By Fr George Adimike

Confession funds the reconstruction of the household of God. In this Sacrament of Reconciliation, God’s prodigal love encounters the extravagance of our iniquities. Through its agency, the Father’s never-fading, never-waning and ever-comforting love liquidates the penitent’s squalor of disgrace and restores the squandered sonship. In this regard, the graciousness of God through this sacrament invites repentant sinners to live their lives as a tribute of jubilant gratitude.

Indeed, the realization of the infinite love and boundless goodness of God, in confrontation with our indigent and deprived existence on account of sin, fuels an ecstasy of conversion and funds one’s exodus back to the Father’s House. Therefore, Confession plunges a repentant sinner into the current of Divine Mercy, the wellspring of all goodness and forgiveness.

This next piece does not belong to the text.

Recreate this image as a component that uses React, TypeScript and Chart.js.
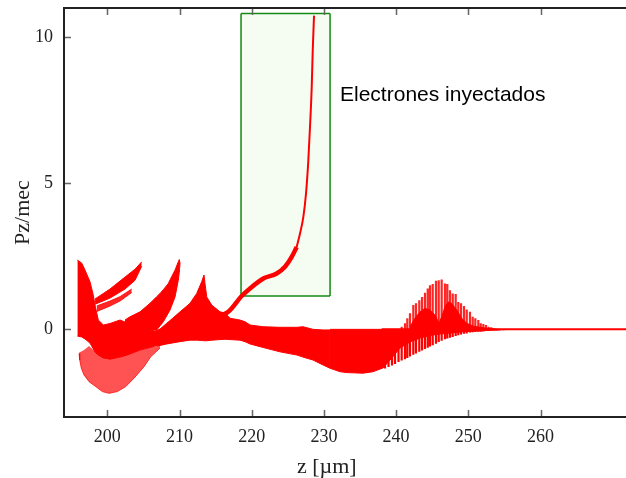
import React, { useEffect, useRef } from 'react';
import { Chart, registerables } from 'chart.js';

Chart.register(...registerables);

// ---------- axes ----------
const X_MIN = 194.0;
const X_MAX = 271.84;
const Y_MIN = -3;
const Y_MAX = 11;
const xTickValues = [200, 210, 220, 230, 240, 250, 260];
const yTickValues = [0, 5, 10];
const xTitle = 'z [µm]';
const yTitle = 'Pz/mec';
const xTitleCenter = 230.4;

// ---------- main solid band (left part, incl. left spike and the 212 µm spike) ----------
const bandX = [195.85, 196.45, 196.91, 197.60, 198.06, 198.30, 198.75, 199.45, 200.37, 201.76, 202.45, 203.14, 204.53, 205.91, 206.61, 207.30, 208.23, 208.68, 210.07, 211.45, 212.38, 213.07, 213.39, 213.53, 213.77, 214.46, 215.61, 216.30, 216.99, 218.38, 219.07, 219.76, 221.57, 223.92, 226.27, 227.11, 228.49, 229.88, 230.84];
const bandUpper = [2.37, 2.27, 2.03, 1.63, 1.17, 0.83, 0.32, 0.15, 0.20, 0.32, 0.25, 0.15, 0.04, -0.02, -0.06, 0.01, 0.21, 0.30, 0.60, 0.89, 1.23, 1.63, 1.86, 1.57, 1.11, 0.83, 0.60, 0.56, 0.38, 0.32, 0.26, 0.15, 0.09, 0.07, 0.07, 0.09, 0.00, -0.02, -0.02];
const bandLower = [-0.23, -0.26, -0.33, -0.47, -0.67, -0.78, -0.88, -0.98, -1.02, -0.95, -0.90, -0.84, -0.71, -0.62, -0.57, -0.55, -0.50, -0.48, -0.42, -0.37, -0.37, -0.38, -0.39, -0.39, -0.39, -0.37, -0.35, -0.34, -0.35, -0.37, -0.42, -0.50, -0.62, -0.77, -0.88, -0.95, -1.05, -1.22, -1.33];

// ---------- middle spike (~209 µm) ----------
const midX = [202.45, 203.14, 204.53, 205.91, 206.84, 207.30, 207.76, 208.45, 208.68, 209.38, 209.83, 209.97, 210.07];
const midUpper = [0.32, 0.43, 0.60, 0.89, 1.12, 1.23, 1.36, 1.57, 1.69, 2.03, 2.31, 2.39, 2.26];
const midLower = [-0.02, -0.02, -0.02, -0.02, -0.02, 0.12, 0.26, 0.56, 0.66, 1.11, 1.68, 1.96, 2.26];

// ---------- thin stripes from the left spike ----------
const stripe1X = [198.30, 200.37, 202.45, 203.84, 204.76];
const stripe1Upper = [1.04, 1.38, 1.79, 2.06, 2.31];
const stripe1Lower = [0.86, 1.07, 1.38, 1.68, 2.16];
const stripe2X = [198.53, 200.37, 201.76, 203.38];
const stripe2Upper = [0.80, 0.97, 1.12, 1.38];
const stripe2Lower = [0.61, 0.80, 0.97, 1.26];

// ---------- dotted (sparse) region below, 196-207 µm ----------
const meshX = [196.08, 196.18, 196.40, 196.77, 197.47, 198.39, 199.31, 200.24, 201.39, 202.55, 203.70, 205.08, 206.01, 207.30];
const meshUpper = [-0.79, -0.78, -0.76, -0.71, -0.57, -0.78, -0.91, -0.98, -0.95, -0.88, -0.74, -0.67, -0.61, -0.55];
const meshLower = [-0.83, -1.05, -1.33, -1.56, -1.79, -1.96, -2.13, -2.19, -2.13, -1.96, -1.67, -1.28, -0.94, -0.64];

// ---------- negative band 231-254 µm ----------
const tailX = [230.84, 232.23, 233.20, 235.42, 236.80, 238.19, 239.16, 240.54, 241.93, 243.31, 244.70, 246.08, 247.47, 248.85, 250.24, 251.62, 253.01, 254.39];
const tailUpper = [0, 0, 0, 0, 0, 0, 0, 0, 0, 0, 0, 0, 0, 0, 0, 0, 0, 0];
const tailLower = [-1.33, -1.45, -1.48, -1.50, -1.45, -1.32, -1.05, -0.64, -0.43, -0.30, -0.21, -0.16, -0.13, -0.09, -0.07, -0.05, -0.03, -0.02];

// ---------- oscillation spikes 238-255 µm ----------
const spikeX = [238.46, 238.95, 239.43, 239.85, 240.33, 240.77, 241.23, 241.55, 241.92, 242.38, 242.75, 243.21, 243.59, 244.00, 244.38, 244.69, 245.07, 245.52, 245.90, 246.31, 246.77, 247.09, 247.46, 247.84, 248.25, 248.61, 248.99, 249.40, 249.78, 250.23, 250.61, 250.97, 251.38, 251.72, 252.08, 252.45, 252.82, 253.18, 253.56, 253.93, 254.39, 254.85];
const spikeTop = [0, 0, 0, 0, 0, 0.09, 0.21, 0.38, 0.55, 0.83, 0.89, 1.00, 1.11, 1.25, 1.40, 1.51, 1.55, 1.66, 1.68, 1.71, 1.57, 1.55, 1.34, 1.23, 1.21, 0.94, 0.89, 0.80, 0.68, 0.60, 0.43, 0.38, 0.32, 0.21, 0.18, 0.15, 0.09, 0.07, 0.04, 0.02, 0.01, 0.00];
const spikeBottom = [-1.34, -1.29, -1.24, -1.19, -1.12, -1.07, -1.02, -0.98, -0.93, -0.87, -0.83, -0.77, -0.72, -0.67, -0.63, -0.59, -0.54, -0.49, -0.43, -0.39, -0.34, -0.31, -0.29, -0.26, -0.23, -0.20, -0.18, -0.15, -0.14, -0.11, -0.10, -0.09, -0.08, -0.08, -0.07, -0.06, -0.06, -0.05, -0.04, -0.04, -0.03, -0.03];

// dense core between the spikes
const humpX = [241.92, 242.61, 243.31, 244.00, 244.69, 245.38, 245.94, 246.31, 246.77, 247.23, 247.70, 248.39, 249.08, 249.78, 250.69, 251.62, 253.46];
const humpTop = [0.09, 0.38, 0.60, 0.72, 0.66, 0.49, 0.21, 0.43, 0.77, 0.94, 0.89, 0.66, 0.38, 0.21, 0.11, 0.07, 0.01];
const humpBase = [0, 0, 0, 0, 0, 0, 0, 0, 0, 0, 0, 0, 0, 0, 0, 0, 0];

// flat line at zero ahead of the pulse
const zeroLineX = [238.0, 271.84];
const zeroLineY = [0, 0];

// ---------- injected electrons ----------
const curveThickX = [214.64, 216.76, 218.61, 219.76, 221.61, 223.46, 224.61, 225.54, 226.23];
const curveThickY = [0.39, 0.60, 1.14, 1.40, 1.74, 1.91, 2.14, 2.48, 2.82];
const curveThinX = [226.23, 226.69, 227.15, 227.52, 227.84, 228.07, 228.31, 228.45, 228.63];
const curveThinY = [2.82, 3.28, 3.85, 4.65, 5.78, 6.92, 8.29, 9.54, 10.74];

// ---------- annotation ----------
const boxX = [218.52, 230.85];
const boxY = [1.14, 10.81];
const labelText = 'Electrones inyectados';
const labelX = 232.23;
const labelY = 7.83;

const RED = '#ff0000';
const GREEN = '#138a13';

const pts = (xs: number[], ys: (number | null)[]) => xs.map((x, i) => ({ x, y: ys[i] }));

function buildSpikes(xs: number[], ends: number[]) {
  const out: { x: number; y: number | null }[] = [];
  xs.forEach((x, i) => {
    if (ends[i] !== 0) {
      out.push({ x, y: 0 }, { x, y: ends[i] }, { x, y: null });
    }
  });
  return out;
}

const framePlugin = {
  id: 'framePlugin',
  afterDraw(chart: any) {
    const { ctx, chartArea: a, scales } = chart;
    const sx = scales.x;
    const sy = scales.y;
    ctx.save();
    // ticks (inward)
    ctx.strokeStyle = '#666';
    ctx.lineWidth = 1.5;
    ctx.beginPath();
    xTickValues.forEach((v) => {
      const px = Math.round(sx.getPixelForValue(v)) + 0.5;
      ctx.moveTo(px, a.bottom);
      ctx.lineTo(px, a.bottom - 7);
      ctx.moveTo(px, a.top);
      ctx.lineTo(px, a.top + 7);
    });
    yTickValues.forEach((v) => {
      const py = Math.round(sy.getPixelForValue(v)) + 0.5;
      ctx.moveTo(a.left, py);
      ctx.lineTo(a.left + 7, py);
    });
    ctx.stroke();
    // frame
    ctx.strokeStyle = '#222';
    ctx.lineWidth = 2;
    ctx.beginPath();
    ctx.moveTo(a.right + 2, a.top);
    ctx.lineTo(a.left, a.top);
    ctx.lineTo(a.left, a.bottom);
    ctx.lineTo(a.right + 2, a.bottom);
    ctx.stroke();

    // annotation text
    ctx.fillStyle = '#000';
    ctx.font = '21px "Liberation Sans", Arial, sans-serif';
    ctx.textAlign = 'left';
    ctx.textBaseline = 'alphabetic';
    ctx.fillText(labelText, sx.getPixelForValue(labelX), sy.getPixelForValue(labelY));

    // axis titles
    ctx.fillStyle = '#222';
    ctx.font = '22px "Liberation Serif", "Times New Roman", serif';
    ctx.textAlign = 'center';
    ctx.textBaseline = 'middle';
    ctx.fillText(xTitle, sx.getPixelForValue(xTitleCenter), 467);
    ctx.translate(23, (a.top + a.bottom) / 2);
    ctx.rotate(-Math.PI / 2);
    ctx.fillText(yTitle, 0, 0);
    ctx.restore();
  },
};

export default function App() {
  const ref = useRef<HTMLCanvasElement | null>(null);

  useEffect(() => {
    document.body.style.margin = '0';
    const canvas = ref.current;
    if (!canvas) return;

    const solid = (data: any, extra: any = {}) => ({
      data,
      borderColor: RED,
      borderWidth: 1,
      backgroundColor: RED,
      pointRadius: 0,
      tension: 0,
      fill: false,
      order: 2,
      ...extra,
    });

    const datasets: any[] = [
      // injected electrons (top)
      { data: pts(curveThinX, curveThinY), borderColor: RED, borderWidth: 2, pointRadius: 0, cubicInterpolationMode: 'monotone', fill: false, order: 0 },
      { data: pts(curveThickX, curveThickY), borderColor: RED, borderWidth: 4.5, pointRadius: 0, cubicInterpolationMode: 'monotone', fill: false, order: 0 },
      // main band
      solid(pts(bandX, bandUpper), { fill: '+1' }),
      solid(pts(bandX, bandLower)),
      // middle spike
      solid(pts(midX, midUpper), { fill: '+1' }),
      solid(pts(midX, midLower)),
      // stripes
      solid(pts(stripe1X, stripe1Upper), { fill: '+1' }),
      solid(pts(stripe1X, stripe1Lower)),
      solid(pts(stripe2X, stripe2Upper), { fill: '+1', backgroundColor: 'rgba(255,0,0,0.85)', borderColor: 'rgba(255,0,0,0.85)' }),
      solid(pts(stripe2X, stripe2Lower), { borderColor: 'rgba(255,0,0,0.85)' }),
      // negative band
      solid(pts(tailX, tailUpper), { fill: '+1' }),
      solid(pts(tailX, tailLower)),
      // dense core
      solid(pts(humpX, humpTop), { fill: '+1' }),
      solid(pts(humpX, humpBase)),
      // spikes
      { data: buildSpikes(spikeX, spikeTop), borderColor: 'rgba(255,0,0,0.85)', borderWidth: 2.2, pointRadius: 0, fill: false, spanGaps: false, order: 2 },
      { data: buildSpikes(spikeX, spikeBottom), borderColor: RED, borderWidth: 2.2, pointRadius: 0, fill: false, spanGaps: false, order: 2 },
      { data: pts(zeroLineX, zeroLineY), borderColor: RED, borderWidth: 2, pointRadius: 0, fill: false, order: 2 },
      // sparse region
      solid(pts(meshX, meshUpper), { fill: '+1', backgroundColor: 'rgba(255,0,0,0.68)', borderWidth: 0, order: 3 }),
      solid(pts(meshX, meshLower), { borderColor: 'rgba(255,0,0,0.75)', borderWidth: 1, order: 3 }),
      // box
      { data: [{ x: boxX[0], y: boxY[1] }, { x: boxX[1], y: boxY[1] }], borderColor: GREEN, borderWidth: 1.5, backgroundColor: '#f5fdf3', pointRadius: 0, fill: '+1', order: 6 },
      { data: [{ x: boxX[0], y: boxY[0] }, { x: boxX[1], y: boxY[0] }], borderColor: GREEN, borderWidth: 1.5, pointRadius: 0, fill: false, order: 5 },
      { data: [{ x: boxX[0], y: boxY[0] }, { x: boxX[0], y: boxY[1] }, { x: boxX[0], y: null }, { x: boxX[1], y: boxY[0] }, { x: boxX[1], y: boxY[1] }], borderColor: GREEN, borderWidth: 1.5, pointRadius: 0, fill: false, spanGaps: false, order: 5 },
    ];

    const chart = new Chart(canvas, {
      type: 'line',
      data: { datasets },
      options: {
        animation: false,
        responsive: false,
        events: [],
        layout: { padding: { top: 8, right: 0, left: 0, bottom: 0 } },
        plugins: { legend: { display: false }, tooltip: { enabled: false }, title: { display: false } },
        elements: { point: { radius: 0 } },
        scales: {
          x: {
            type: 'linear',
            min: X_MIN,
            max: X_MAX,
            grid: { display: false, drawTicks: false },
            border: { display: false },
            afterBuildTicks: (axis: any) => {
              axis.ticks = xTickValues.map((v) => ({ value: v }));
            },
            afterFit: (axis: any) => {
              axis.height = 61;
              axis.paddingLeft = 0;
              axis.paddingRight = 0;
            },
            ticks: {
              autoSkip: false,
              maxRotation: 0,
              padding: 9,
              color: '#222',
              font: { family: '"Liberation Serif", "Times New Roman", serif', size: 18 },
              callback: (v: any) => String(v),
            },
          },
          y: {
            type: 'linear',
            min: Y_MIN,
            max: Y_MAX,
            grid: { display: false, drawTicks: false },
            border: { display: false },
            afterBuildTicks: (axis: any) => {
              axis.ticks = yTickValues.map((v) => ({ value: v }));
            },
            afterFit: (axis: any) => {
              axis.width = 64;
              axis.paddingTop = 0;
              axis.paddingBottom = 0;
            },
            ticks: {
              padding: 11,
              color: '#222',
              font: { family: '"Liberation Serif", "Times New Roman", serif', size: 18 },
              callback: (v: any) => String(v),
            },
          },
        },
      },
      plugins: [framePlugin],
    });

    return () => {
      chart.destroy();
    };
  }, []);

  return (
    <div style={{ position: 'fixed', left: 0, top: 0, width: 626, height: 478, background: '#fff' }}>
      <canvas ref={ref} width={626} height={478} style={{ display: 'block' }} />
    </div>
  );
}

In reality, Confession is one of the puzzling sacraments. It unsettles many non-Catholics, who do not appreciate confessing through another human being. These Confession sceptics, mount scathing criticism against confessing through a priest in utter negligence of the biblical and theological foundations (cf. Jn 20:21-22;Matt 18:18; Lk 5:24; 1 Tim. 2:5; Lev. 5:4-6; 19:21-22; Matt. 9:6-8; 2 Cor 2:10; 5:18; James 5:15-16; 1 Jn 1:9; Acts 19:18).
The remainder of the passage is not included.